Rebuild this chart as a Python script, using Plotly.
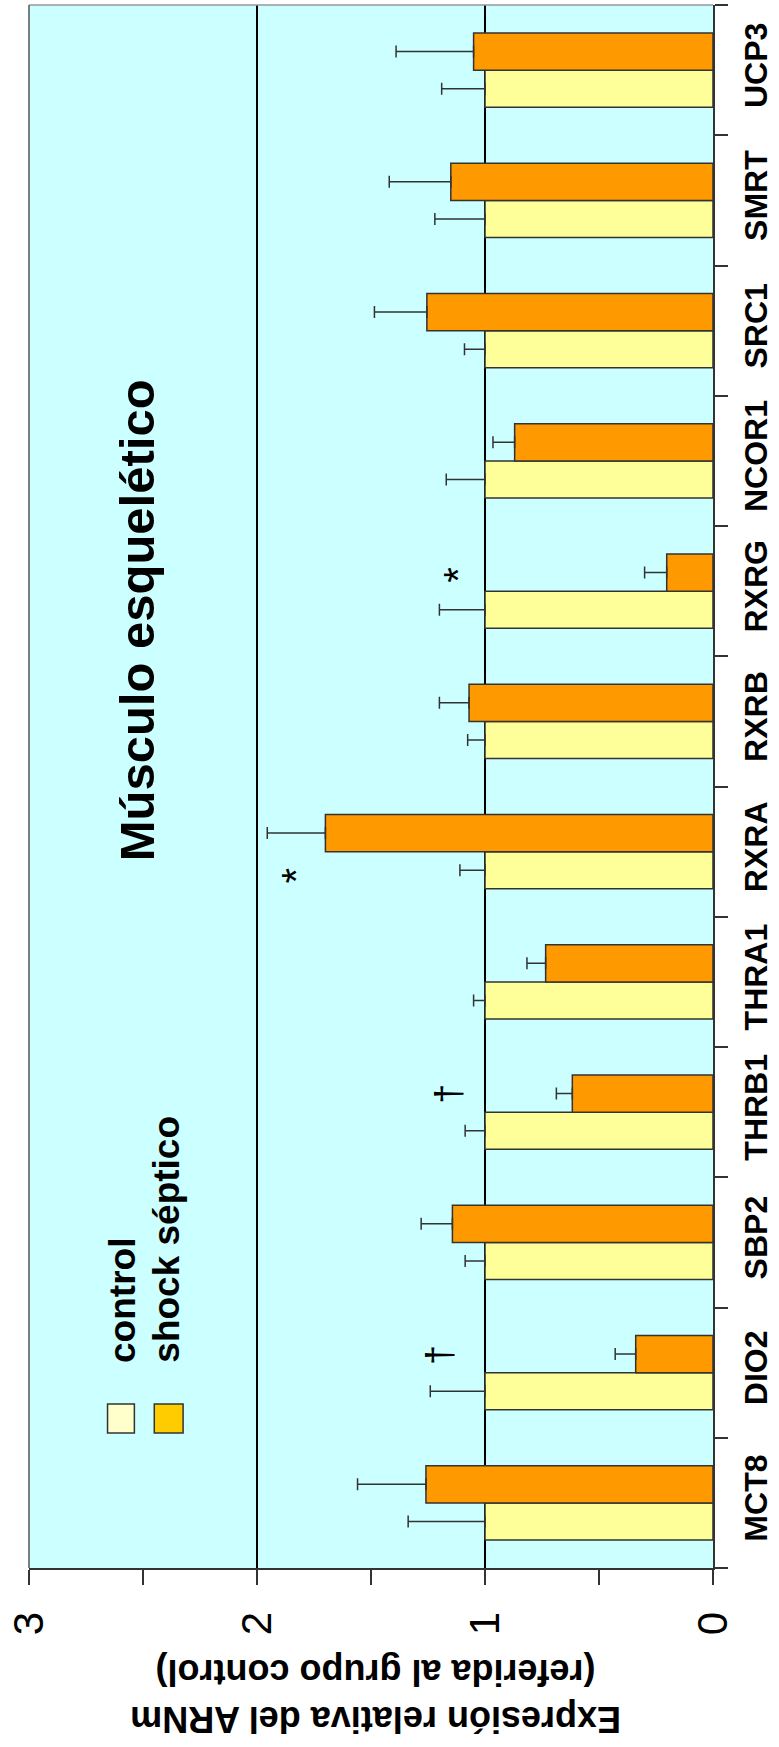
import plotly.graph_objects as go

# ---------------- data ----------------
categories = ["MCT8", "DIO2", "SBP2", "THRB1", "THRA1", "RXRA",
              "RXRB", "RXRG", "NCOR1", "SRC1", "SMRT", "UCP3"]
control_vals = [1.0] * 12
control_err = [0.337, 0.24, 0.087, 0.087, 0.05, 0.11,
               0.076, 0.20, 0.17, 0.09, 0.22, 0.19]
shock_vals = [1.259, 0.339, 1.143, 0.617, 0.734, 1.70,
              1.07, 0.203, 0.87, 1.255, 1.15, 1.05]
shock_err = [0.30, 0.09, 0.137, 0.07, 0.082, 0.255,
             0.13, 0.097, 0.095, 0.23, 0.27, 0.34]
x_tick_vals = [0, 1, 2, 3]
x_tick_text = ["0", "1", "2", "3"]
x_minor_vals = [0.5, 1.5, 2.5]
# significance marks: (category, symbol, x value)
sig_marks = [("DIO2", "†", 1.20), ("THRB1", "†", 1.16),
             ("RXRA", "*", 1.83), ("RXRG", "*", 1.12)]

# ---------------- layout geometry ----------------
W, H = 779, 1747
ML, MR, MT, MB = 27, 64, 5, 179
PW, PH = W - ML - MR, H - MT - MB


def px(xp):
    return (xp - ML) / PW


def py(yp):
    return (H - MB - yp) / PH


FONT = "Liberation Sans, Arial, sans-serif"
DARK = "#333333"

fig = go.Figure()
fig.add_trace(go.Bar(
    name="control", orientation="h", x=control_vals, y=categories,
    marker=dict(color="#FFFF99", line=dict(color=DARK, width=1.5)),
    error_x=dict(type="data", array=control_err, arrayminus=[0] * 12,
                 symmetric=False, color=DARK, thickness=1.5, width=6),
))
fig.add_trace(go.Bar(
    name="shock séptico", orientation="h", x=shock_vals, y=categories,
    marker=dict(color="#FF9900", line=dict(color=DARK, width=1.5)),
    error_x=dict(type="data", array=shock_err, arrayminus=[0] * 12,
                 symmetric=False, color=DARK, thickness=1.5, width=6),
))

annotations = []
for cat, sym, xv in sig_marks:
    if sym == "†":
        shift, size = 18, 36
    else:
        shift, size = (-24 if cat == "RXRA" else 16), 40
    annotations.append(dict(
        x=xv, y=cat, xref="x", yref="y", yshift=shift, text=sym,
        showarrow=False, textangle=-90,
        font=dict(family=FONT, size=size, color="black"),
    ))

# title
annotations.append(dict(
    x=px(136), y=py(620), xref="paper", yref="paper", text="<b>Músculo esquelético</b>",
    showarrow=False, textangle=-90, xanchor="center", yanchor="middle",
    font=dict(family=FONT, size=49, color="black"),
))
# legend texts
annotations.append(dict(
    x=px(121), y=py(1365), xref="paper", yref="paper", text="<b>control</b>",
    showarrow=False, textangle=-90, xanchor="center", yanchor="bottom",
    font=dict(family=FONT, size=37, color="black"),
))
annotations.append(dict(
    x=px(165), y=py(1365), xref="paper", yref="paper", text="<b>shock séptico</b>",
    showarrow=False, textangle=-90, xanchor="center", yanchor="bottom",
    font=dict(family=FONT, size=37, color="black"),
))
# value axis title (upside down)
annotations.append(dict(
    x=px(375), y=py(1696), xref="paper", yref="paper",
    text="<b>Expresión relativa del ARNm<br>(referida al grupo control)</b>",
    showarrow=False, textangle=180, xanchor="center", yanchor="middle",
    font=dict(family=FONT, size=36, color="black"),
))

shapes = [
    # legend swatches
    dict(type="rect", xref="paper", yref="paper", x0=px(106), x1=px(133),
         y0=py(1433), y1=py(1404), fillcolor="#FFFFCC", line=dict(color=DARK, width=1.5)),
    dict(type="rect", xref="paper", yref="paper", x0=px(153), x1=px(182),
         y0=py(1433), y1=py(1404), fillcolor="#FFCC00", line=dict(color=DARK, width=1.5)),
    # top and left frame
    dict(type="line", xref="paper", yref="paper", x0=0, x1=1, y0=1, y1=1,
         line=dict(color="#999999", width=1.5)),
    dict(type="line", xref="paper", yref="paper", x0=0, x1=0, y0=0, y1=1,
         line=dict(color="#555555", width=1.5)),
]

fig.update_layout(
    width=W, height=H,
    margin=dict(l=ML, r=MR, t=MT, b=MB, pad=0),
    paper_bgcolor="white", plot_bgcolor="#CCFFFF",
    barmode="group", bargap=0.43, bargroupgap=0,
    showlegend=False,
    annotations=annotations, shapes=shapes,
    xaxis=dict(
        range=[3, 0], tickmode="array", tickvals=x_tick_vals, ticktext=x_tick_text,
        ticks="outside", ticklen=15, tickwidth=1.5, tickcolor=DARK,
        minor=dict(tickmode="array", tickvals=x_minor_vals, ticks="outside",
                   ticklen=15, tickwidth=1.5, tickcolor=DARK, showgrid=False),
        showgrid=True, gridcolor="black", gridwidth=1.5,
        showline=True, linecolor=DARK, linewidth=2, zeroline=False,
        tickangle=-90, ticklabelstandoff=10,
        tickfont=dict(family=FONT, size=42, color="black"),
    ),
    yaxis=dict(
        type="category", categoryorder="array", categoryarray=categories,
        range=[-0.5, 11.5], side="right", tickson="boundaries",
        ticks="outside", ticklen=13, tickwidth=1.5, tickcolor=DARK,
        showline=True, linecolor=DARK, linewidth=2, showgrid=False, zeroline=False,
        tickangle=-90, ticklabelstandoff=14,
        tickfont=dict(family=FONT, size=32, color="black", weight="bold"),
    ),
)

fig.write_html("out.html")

§ GOAL:
Quote the listing above in full, except for the pictures.

§ PROBLEM SOLUTION:
Rebuild this chart as a Python script, using Plotly.
import plotly.graph_objects as go

# ---------------- data ----------------
categories = ["MCT8", "DIO2", "SBP2", "THRB1", "THRA1", "RXRA",
              "RXRB", "RXRG", "NCOR1", "SRC1", "SMRT", "UCP3"]
control_vals = [1.0] * 12
control_err = [0.337, 0.24, 0.087, 0.087, 0.05, 0.11,
               0.076, 0.20, 0.17, 0.09, 0.22, 0.19]
shock_vals = [1.259, 0.339, 1.143, 0.617, 0.734, 1.70,
              1.07, 0.203, 0.87, 1.255, 1.15, 1.05]
shock_err = [0.30, 0.09, 0.137, 0.07, 0.082, 0.255,
             0.13, 0.097, 0.095, 0.23, 0.27, 0.34]
x_tick_vals = [0, 1, 2, 3]
x_tick_text = ["0", "1", "2", "3"]
x_minor_vals = [0.5, 1.5, 2.5]
# significance marks: (category, symbol, x value)
sig_marks = [("DIO2", "†", 1.20), ("THRB1", "†", 1.16),
             ("RXRA", "*", 1.83), ("RXRG", "*", 1.12)]

# ---------------- layout geometry ----------------
W, H = 779, 1747
ML, MR, MT, MB = 27, 64, 5, 179
PW, PH = W - ML - MR, H - MT - MB


def px(xp):
    return (xp - ML) / PW


def py(yp):
    return (H - MB - yp) / PH


FONT = "Liberation Sans, Arial, sans-serif"
DARK = "#333333"

fig = go.Figure()
fig.add_trace(go.Bar(
    name="control", orientation="h", x=control_vals, y=categories,
    marker=dict(color="#FFFF99", line=dict(color=DARK, width=1.5)),
    error_x=dict(type="data", array=control_err, arrayminus=[0] * 12,
                 symmetric=False, color=DARK, thickness=1.5, width=6),
))
fig.add_trace(go.Bar(
    name="shock séptico", orientation="h", x=shock_vals, y=categories,
    marker=dict(color="#FF9900", line=dict(color=DARK, width=1.5)),
    error_x=dict(type="data", array=shock_err, arrayminus=[0] * 12,
                 symmetric=False, color=DARK, thickness=1.5, width=6),
))

annotations = []
for cat, sym, xv in sig_marks:
    if sym == "†":
        shift, size = 18, 36
    else:
        shift, size = (-24 if cat == "RXRA" else 16), 40
    annotations.append(dict(
        x=xv, y=cat, xref="x", yref="y", yshift=shift, text=sym,
        showarrow=False, textangle=-90,
        font=dict(family=FONT, size=size, color="black"),
    ))

# title
annotations.append(dict(
    x=px(136), y=py(620), xref="paper", yref="paper", text="<b>Músculo esquelético</b>",
    showarrow=False, textangle=-90, xanchor="center", yanchor="middle",
    font=dict(family=FONT, size=49, color="black"),
))
# legend texts
annotations.append(dict(
    x=px(121), y=py(1365), xref="paper", yref="paper", text="<b>control</b>",
    showarrow=False, textangle=-90, xanchor="center", yanchor="bottom",
    font=dict(family=FONT, size=37, color="black"),
))
annotations.append(dict(
    x=px(165), y=py(1365), xref="paper", yref="paper", text="<b>shock séptico</b>",
    showarrow=False, textangle=-90, xanchor="center", yanchor="bottom",
    font=dict(family=FONT, size=37, color="black"),
))
# value axis title (upside down)
annotations.append(dict(
    x=px(375), y=py(1696), xref="paper", yref="paper",
    text="<b>Expresión relativa del ARNm<br>(referida al grupo control)</b>",
    showarrow=False, textangle=180, xanchor="center", yanchor="middle",
    font=dict(family=FONT, size=36, color="black"),
))

shapes = [
    # legend swatches
    dict(type="rect", xref="paper", yref="paper", x0=px(106), x1=px(133),
         y0=py(1433), y1=py(1404), fillcolor="#FFFFCC", line=dict(color=DARK, width=1.5)),
    dict(type="rect", xref="paper", yref="paper", x0=px(153), x1=px(182),
         y0=py(1433), y1=py(1404), fillcolor="#FFCC00", line=dict(color=DARK, width=1.5)),
    # top and left frame
    dict(type="line", xref="paper", yref="paper", x0=0, x1=1, y0=1, y1=1,
         line=dict(color="#999999", width=1.5)),
    dict(type="line", xref="paper", yref="paper", x0=0, x1=0, y0=0, y1=1,
         line=dict(color="#555555", width=1.5)),
]

fig.update_layout(
    width=W, height=H,
    margin=dict(l=ML, r=MR, t=MT, b=MB, pad=0),
    paper_bgcolor="white", plot_bgcolor="#CCFFFF",
    barmode="group", bargap=0.43, bargroupgap=0,
    showlegend=False,
    annotations=annotations, shapes=shapes,
    xaxis=dict(
        range=[3, 0], tickmode="array", tickvals=x_tick_vals, ticktext=x_tick_text,
        ticks="outside", ticklen=15, tickwidth=1.5, tickcolor=DARK,
        minor=dict(tickmode="array", tickvals=x_minor_vals, ticks="outside",
                   ticklen=15, tickwidth=1.5, tickcolor=DARK, showgrid=False),
        showgrid=True, gridcolor="black", gridwidth=1.5,
        showline=True, linecolor=DARK, linewidth=2, zeroline=False,
        tickangle=-90, ticklabelstandoff=10,
        tickfont=dict(family=FONT, size=42, color="black"),
    ),
    yaxis=dict(
        type="category", categoryorder="array", categoryarray=categories,
        range=[-0.5, 11.5], side="right", tickson="boundaries",
        ticks="outside", ticklen=13, tickwidth=1.5, tickcolor=DARK,
        showline=True, linecolor=DARK, linewidth=2, showgrid=False, zeroline=False,
        tickangle=-90, ticklabelstandoff=14,
        tickfont=dict(family=FONT, size=32, color="black", weight="bold"),
    ),
)

fig.write_html("out.html")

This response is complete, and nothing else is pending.